(EXERCISE AIM)
In the entries below, how many lines hold the string "standalone"? Give only the number.
** start MATERIAL TO PROCESS **
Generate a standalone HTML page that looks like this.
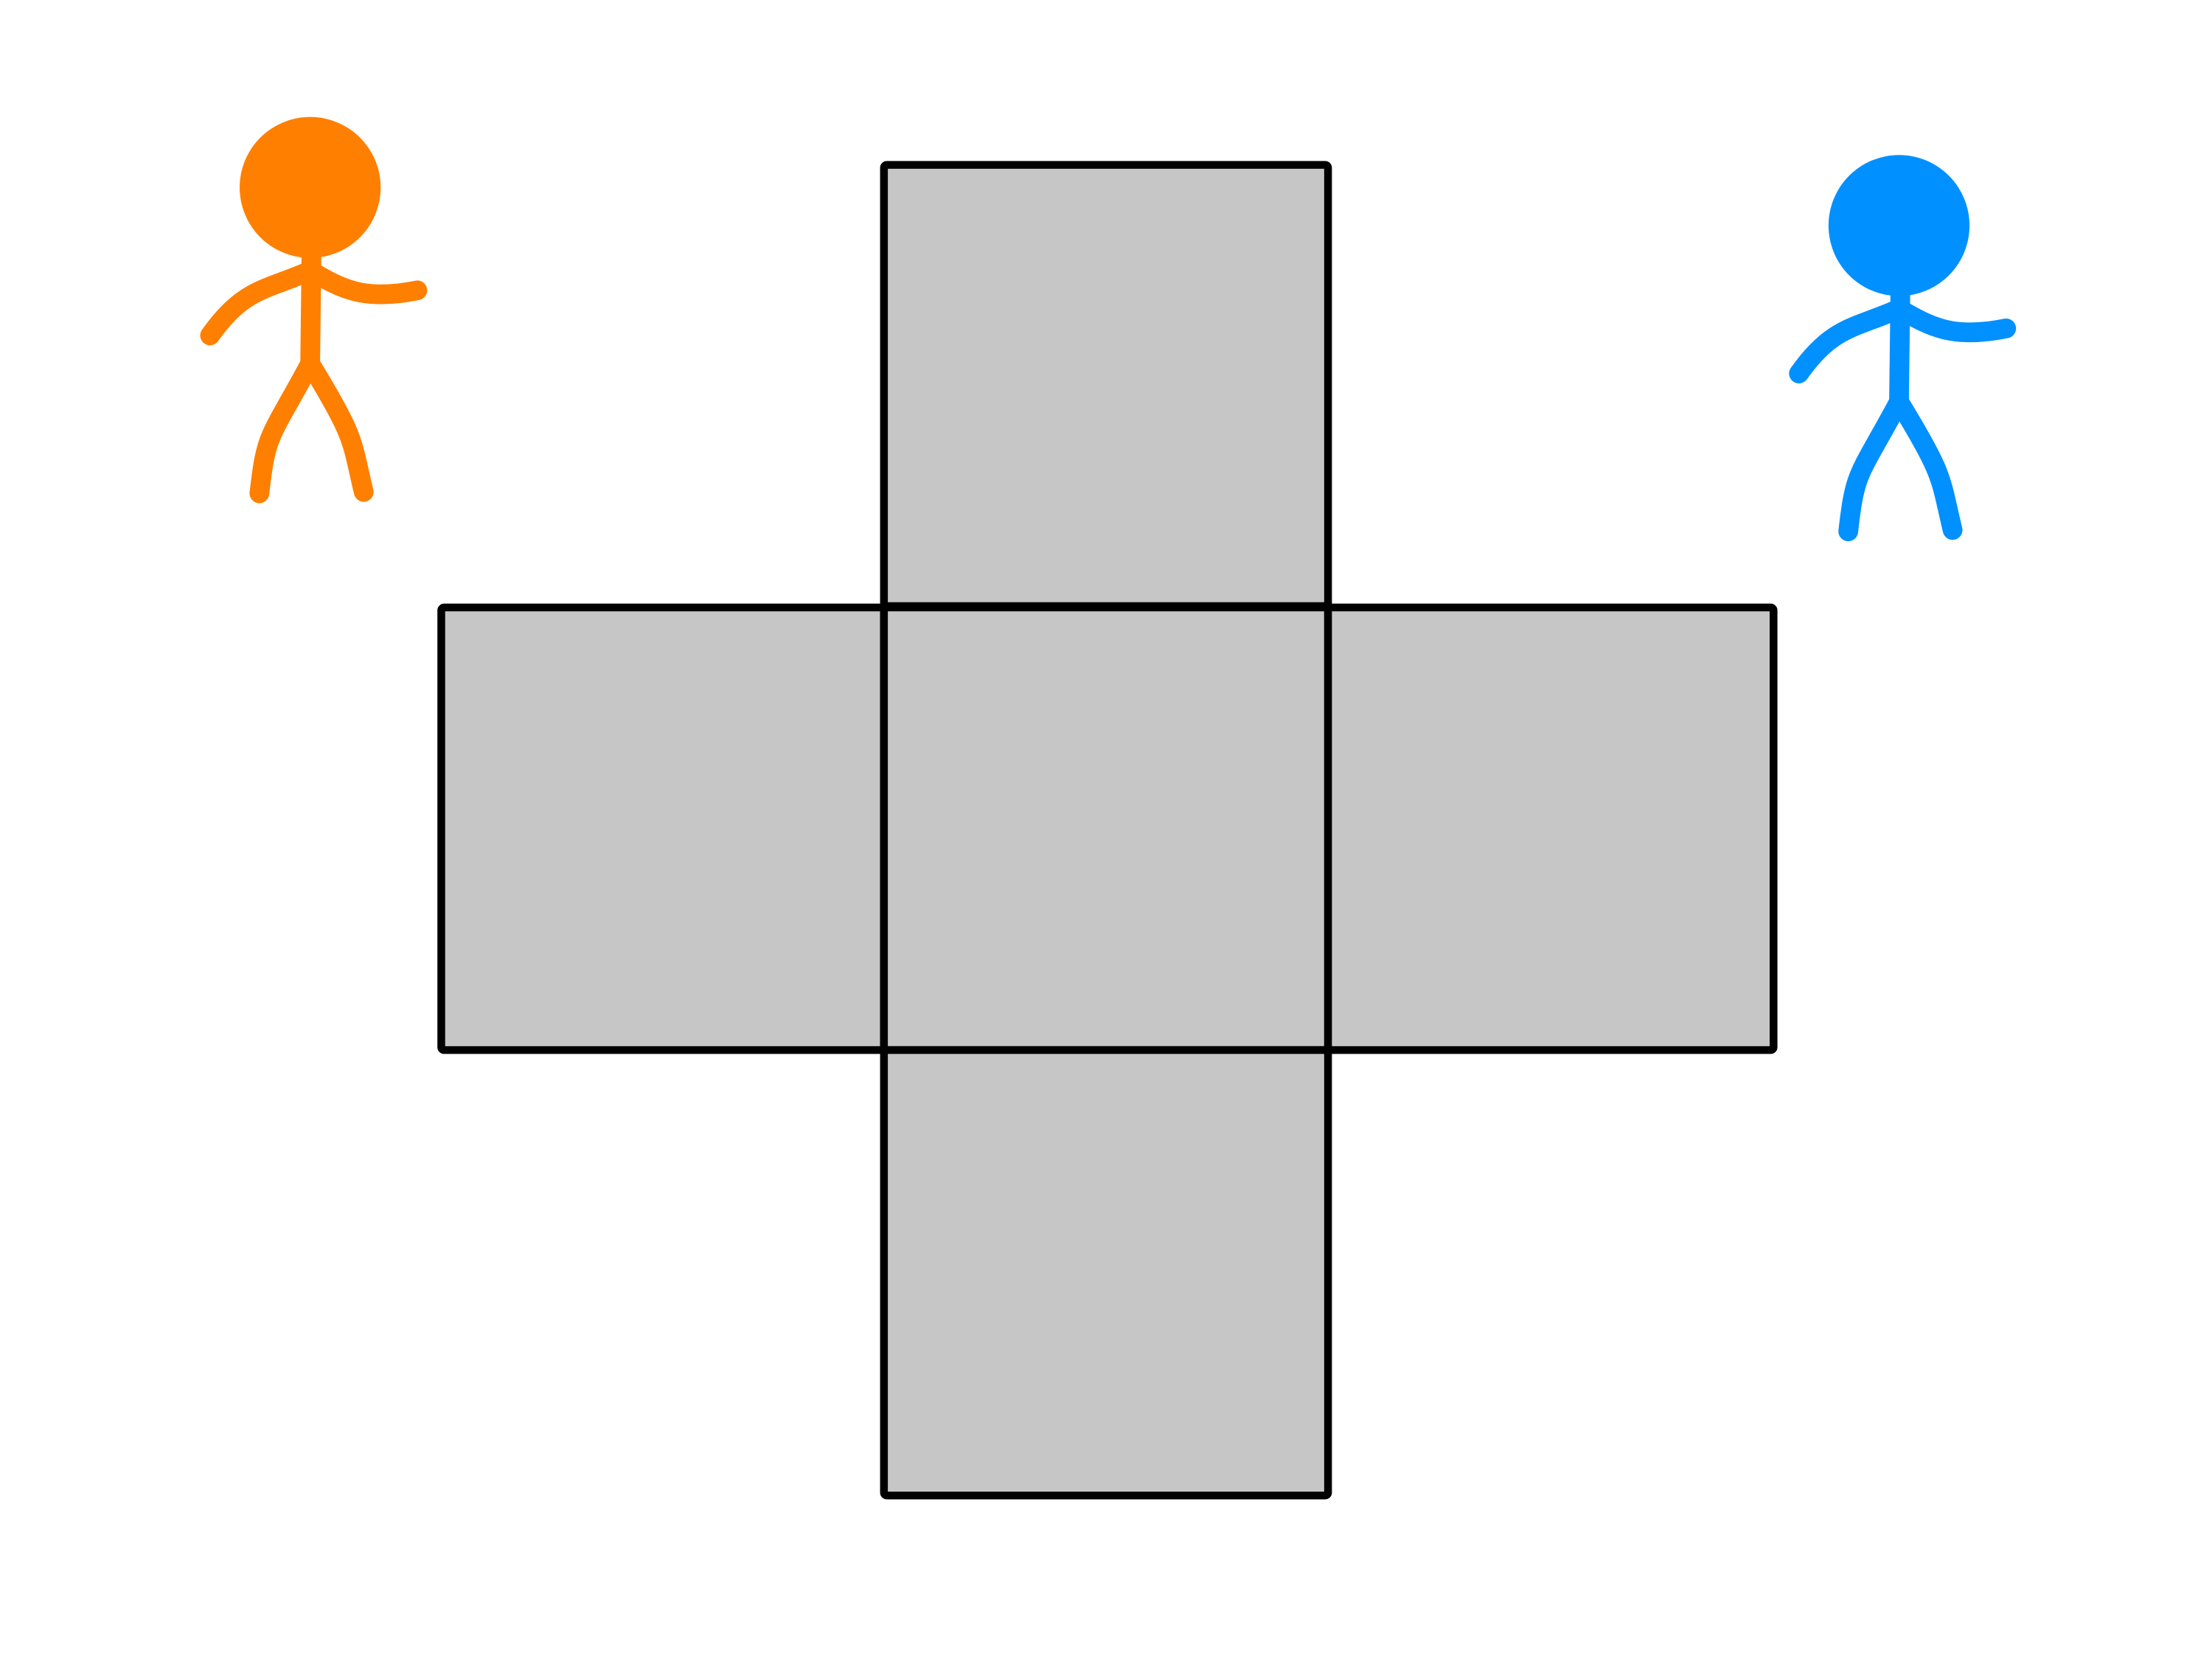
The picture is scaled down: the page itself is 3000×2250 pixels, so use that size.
<!DOCTYPE html>
<html>
<head>
<meta charset="utf-8">
<style>
html,body{margin:0;padding:0;background:#fff;}
svg{display:block;}
</style>
</head>
<body>
<svg width="3000" height="2250" viewBox="0 0 1569 1177" preserveAspectRatio="none" xmlns="http://www.w3.org/2000/svg">
  <rect width="1569" height="1177" fill="#fff"/>
  <g fill="#c6c6c6" stroke="#000" stroke-width="5.5" stroke-linejoin="round">
    <rect x="627" y="117" width="315" height="313" rx="2"/>
    <rect x="313" y="431" width="314" height="314" rx="2"/>
    <rect x="627" y="431" width="315" height="314" rx="2"/>
    <rect x="942" y="431" width="316" height="314" rx="2"/>
    <rect x="627" y="745" width="315" height="316" rx="2"/>
  </g>
  <g transform="translate(1,0)" stroke="#ff7f00" fill="none" stroke-width="14" stroke-linecap="round" stroke-linejoin="round">
    <circle cx="219" cy="133" r="50" fill="#ff7f00" stroke="none"/>
    <path d="M220,175 L219,258"/>
    <path d="M219,192 C188,206 172,204 148,238"/>
    <path d="M219,192 C240,204 256,214 295,206"/>
    <path d="M219,258 C190,312 188,306 183,350"/>
    <path d="M219,258 C252,312 248,312 257,349"/>
  </g>
  <g transform="translate(1128,27)" stroke="#0090ff" fill="none" stroke-width="14" stroke-linecap="round" stroke-linejoin="round">
    <circle cx="219" cy="133" r="50" fill="#0090ff" stroke="none"/>
    <path d="M220,175 L219,258"/>
    <path d="M219,192 C188,206 172,204 148,238"/>
    <path d="M219,192 C240,204 256,214 295,206"/>
    <path d="M219,258 C190,312 188,306 183,350"/>
    <path d="M219,258 C252,312 248,312 257,349"/>
  </g>
</svg>
</body>
</html>
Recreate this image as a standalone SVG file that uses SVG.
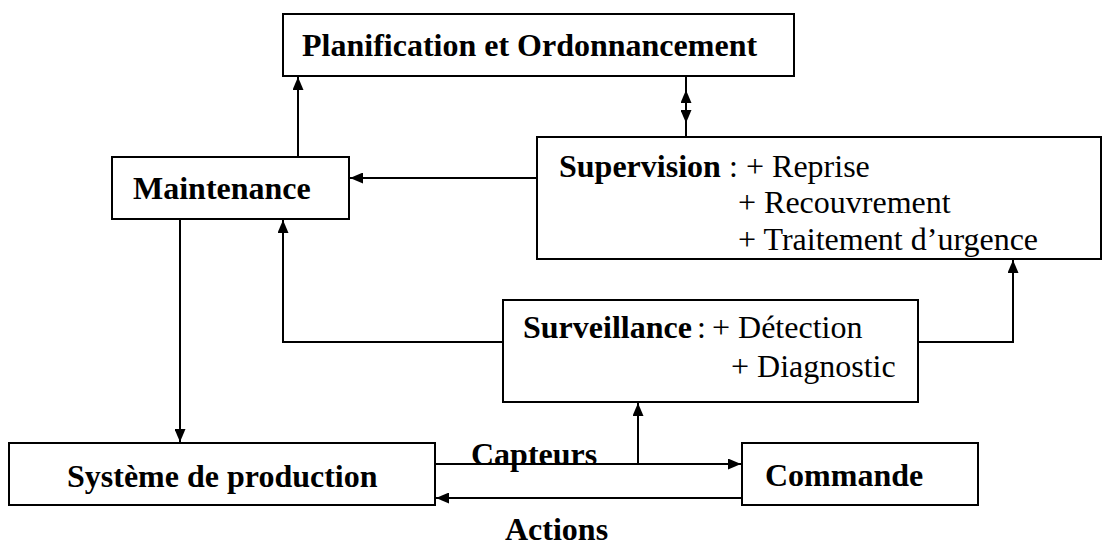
** end MATERIAL TO PROCESS **
(TASK RESULT)
2